THE TASK:
Report only the number of lines in this material that include the string "chart".

#### PROVIDED RECORDS ####

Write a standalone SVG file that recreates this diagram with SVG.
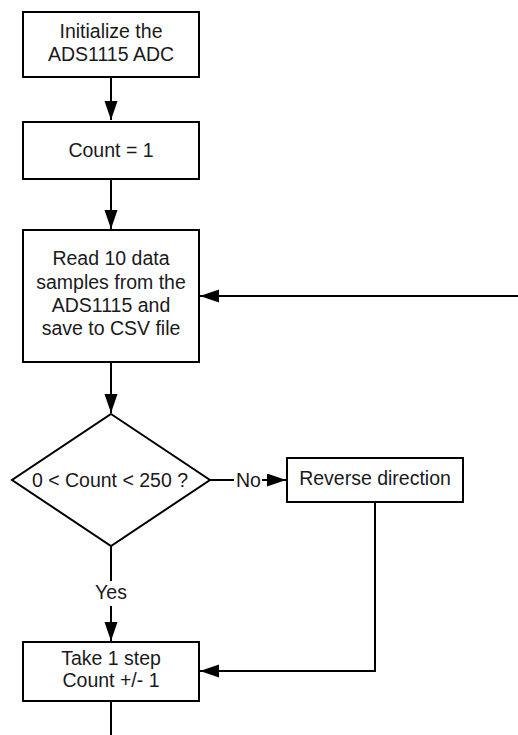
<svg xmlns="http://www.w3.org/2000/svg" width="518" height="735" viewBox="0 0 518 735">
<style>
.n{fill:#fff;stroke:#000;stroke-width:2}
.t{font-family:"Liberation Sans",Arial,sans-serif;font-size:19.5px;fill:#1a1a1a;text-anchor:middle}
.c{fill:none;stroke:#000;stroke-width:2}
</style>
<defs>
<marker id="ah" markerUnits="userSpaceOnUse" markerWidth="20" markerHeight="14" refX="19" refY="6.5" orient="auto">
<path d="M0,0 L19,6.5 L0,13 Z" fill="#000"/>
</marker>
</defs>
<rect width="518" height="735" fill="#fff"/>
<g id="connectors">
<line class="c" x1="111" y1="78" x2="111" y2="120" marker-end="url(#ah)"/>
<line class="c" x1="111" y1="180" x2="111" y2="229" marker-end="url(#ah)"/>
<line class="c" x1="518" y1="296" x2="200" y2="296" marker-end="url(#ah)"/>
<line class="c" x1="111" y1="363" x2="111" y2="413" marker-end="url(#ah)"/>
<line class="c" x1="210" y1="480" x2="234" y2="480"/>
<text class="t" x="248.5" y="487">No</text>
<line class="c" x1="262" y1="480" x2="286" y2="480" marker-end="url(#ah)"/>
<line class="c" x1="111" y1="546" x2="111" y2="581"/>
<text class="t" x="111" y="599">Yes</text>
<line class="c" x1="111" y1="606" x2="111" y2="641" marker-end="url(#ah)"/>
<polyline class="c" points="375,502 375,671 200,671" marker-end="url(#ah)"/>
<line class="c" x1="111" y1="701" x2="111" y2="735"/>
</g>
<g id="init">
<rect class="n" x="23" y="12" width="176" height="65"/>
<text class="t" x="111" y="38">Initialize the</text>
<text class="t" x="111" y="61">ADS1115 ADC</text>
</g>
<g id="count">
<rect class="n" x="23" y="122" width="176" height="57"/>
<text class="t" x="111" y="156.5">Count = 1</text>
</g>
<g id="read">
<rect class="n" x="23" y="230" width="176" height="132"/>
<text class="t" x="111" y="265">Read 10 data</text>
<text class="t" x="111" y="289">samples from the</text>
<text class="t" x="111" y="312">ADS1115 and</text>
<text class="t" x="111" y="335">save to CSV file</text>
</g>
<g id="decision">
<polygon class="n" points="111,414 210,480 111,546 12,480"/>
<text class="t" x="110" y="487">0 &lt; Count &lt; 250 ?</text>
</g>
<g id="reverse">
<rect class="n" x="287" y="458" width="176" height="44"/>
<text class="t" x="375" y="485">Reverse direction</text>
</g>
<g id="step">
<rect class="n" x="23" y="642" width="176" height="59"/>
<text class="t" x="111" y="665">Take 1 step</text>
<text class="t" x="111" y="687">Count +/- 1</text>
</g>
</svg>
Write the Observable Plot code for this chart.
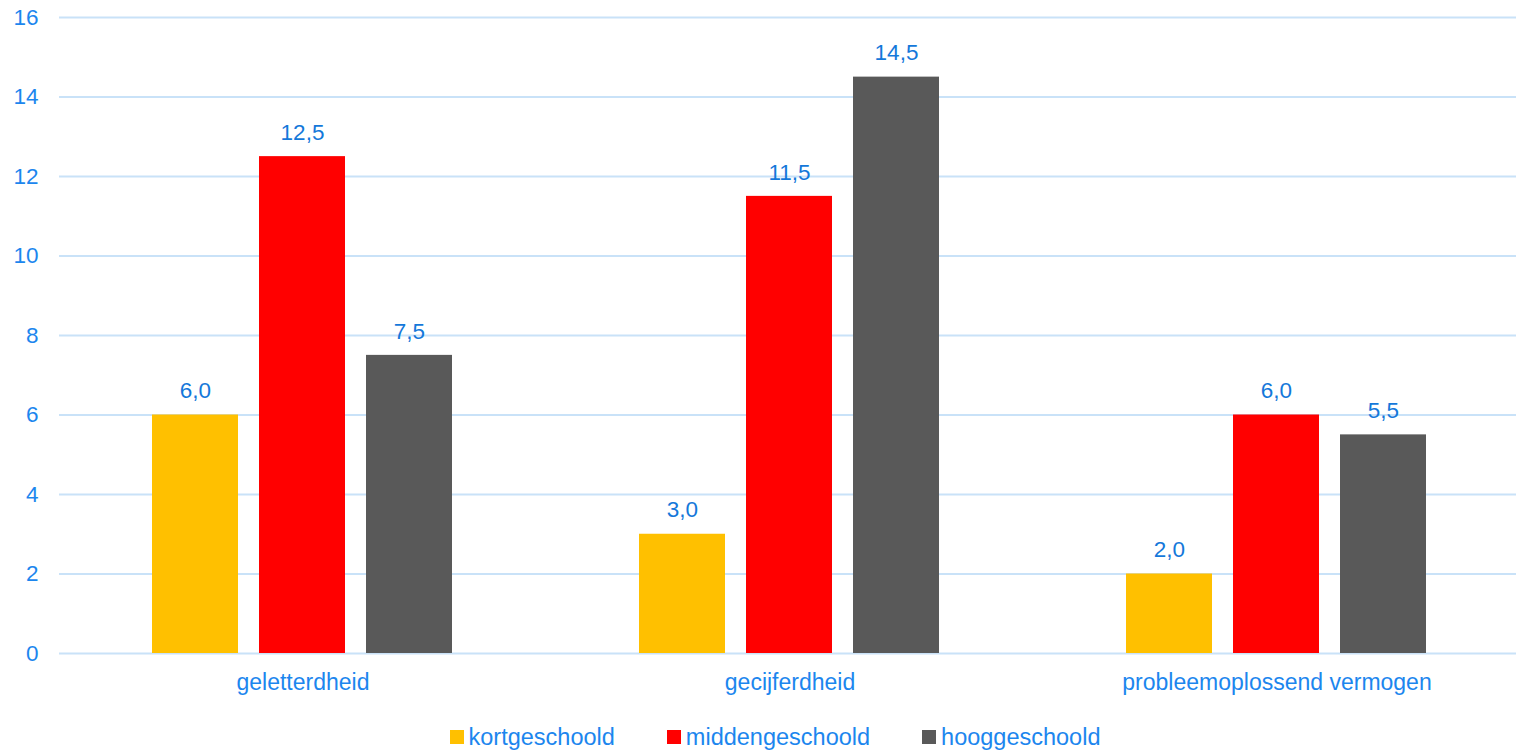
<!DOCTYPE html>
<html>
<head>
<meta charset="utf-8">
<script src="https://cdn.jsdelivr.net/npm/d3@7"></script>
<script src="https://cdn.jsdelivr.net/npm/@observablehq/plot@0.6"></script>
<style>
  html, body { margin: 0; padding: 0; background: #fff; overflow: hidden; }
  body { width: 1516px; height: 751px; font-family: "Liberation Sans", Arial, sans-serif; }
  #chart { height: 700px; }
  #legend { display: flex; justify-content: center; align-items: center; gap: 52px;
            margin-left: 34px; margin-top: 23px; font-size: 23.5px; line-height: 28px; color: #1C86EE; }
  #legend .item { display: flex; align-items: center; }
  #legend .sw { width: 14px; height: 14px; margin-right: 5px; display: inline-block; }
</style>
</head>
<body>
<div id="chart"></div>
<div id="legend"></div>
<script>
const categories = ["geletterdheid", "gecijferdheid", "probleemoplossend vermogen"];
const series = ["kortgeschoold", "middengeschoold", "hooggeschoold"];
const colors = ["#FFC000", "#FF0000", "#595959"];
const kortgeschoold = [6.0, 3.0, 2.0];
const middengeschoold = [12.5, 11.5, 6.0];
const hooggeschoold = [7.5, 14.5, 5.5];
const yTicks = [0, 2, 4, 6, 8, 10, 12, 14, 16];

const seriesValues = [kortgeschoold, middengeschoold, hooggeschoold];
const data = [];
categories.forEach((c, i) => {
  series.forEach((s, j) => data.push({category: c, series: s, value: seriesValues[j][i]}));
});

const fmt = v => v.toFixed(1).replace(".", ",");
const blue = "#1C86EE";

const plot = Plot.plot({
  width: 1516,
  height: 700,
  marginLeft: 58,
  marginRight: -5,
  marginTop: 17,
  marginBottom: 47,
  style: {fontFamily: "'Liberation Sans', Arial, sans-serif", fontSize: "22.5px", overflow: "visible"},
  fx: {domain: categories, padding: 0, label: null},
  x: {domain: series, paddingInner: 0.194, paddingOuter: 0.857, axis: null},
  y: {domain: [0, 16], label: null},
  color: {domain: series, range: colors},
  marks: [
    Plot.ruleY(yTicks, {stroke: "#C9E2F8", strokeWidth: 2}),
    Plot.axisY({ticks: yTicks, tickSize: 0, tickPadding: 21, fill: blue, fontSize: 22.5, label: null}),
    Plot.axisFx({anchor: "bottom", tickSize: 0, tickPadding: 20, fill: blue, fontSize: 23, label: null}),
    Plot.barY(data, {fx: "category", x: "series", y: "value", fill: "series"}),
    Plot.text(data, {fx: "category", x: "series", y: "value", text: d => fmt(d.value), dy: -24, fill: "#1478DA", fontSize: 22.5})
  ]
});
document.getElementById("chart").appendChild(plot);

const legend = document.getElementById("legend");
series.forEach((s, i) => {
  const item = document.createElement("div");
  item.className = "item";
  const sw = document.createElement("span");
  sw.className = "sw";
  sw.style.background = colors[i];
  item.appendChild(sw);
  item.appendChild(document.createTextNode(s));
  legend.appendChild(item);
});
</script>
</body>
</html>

####

TASK ANSWER:
4